As an individual, a consultant can only operate as a project manager. They can coordinate and monitor, but they can’t do. That used to be okay. If there was a software change or a new tool, a business could engage a consultant to oversee the implementation and then get along without them.
IT development teams come with consultancy included and can provide tailor-made solutions with a breadth of expertise. They can offer massive value for money that a consultant can’t.
A development team can provide end-to-end services tailored to complement the existing team for businesses with a core IT team. They work in partnership rather than in a hierarchical structure.
Instead of building in-house teams for different development projects continuously, a development team can offer a business the tools, expertise, and reporting structure to manage performance and scalability without increasing headcount and overheads.
Using a development team gives business transparency because it becomes a collaboration using the existing reporting structure. A consultant is paid to help different groups work together efficiently, creating additional multiple reporting lines.
Cutting Out The MiddleMan
With a consultant, there’s a single point of contact, which can mean a single point of failure. When a development project is over, and the consultant moves on, so does the accountability and possibly important information.

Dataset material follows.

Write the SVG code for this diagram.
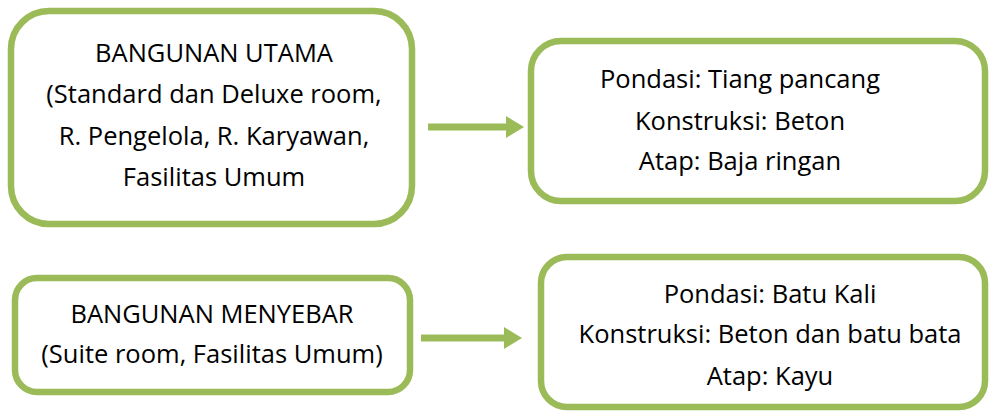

A development team can coordinate directly with the core IT team for a seamless exchange of information and efficient sharing of how the business is structured. It keeps control of the project in-house and reduces the risk of misunderstandings.
When the project is over, the people with direct knowledge and understanding are still on the payroll.
Client or Customer?
In general, a consultant will view a business as a customer. When they leave, so does their expertise. Their role is finite and often limited to a particular project to do their job and move on to the next business that hires them. Once they’ve delivered, they’re done.
A development team views a business as a client, they’re in it for the long haul, for future development and on-going maintenance.
Their experts will guide business decisions for the long term, not the short term. They’ll consider the existing structure and potential future developments to ensure the system design avoids possible conflicts and enables synergy.
After all, their sole purpose is continuously identifying, implementing and managing cutting-edge solutions.
When a business asks itself if it needs a development team or a consultant, it’s wise to think beyond the specific project. Consider the long term implications of knowledge retention, future-proofing, and access to multiple solutions to ensure the best fit for the business now and in the future.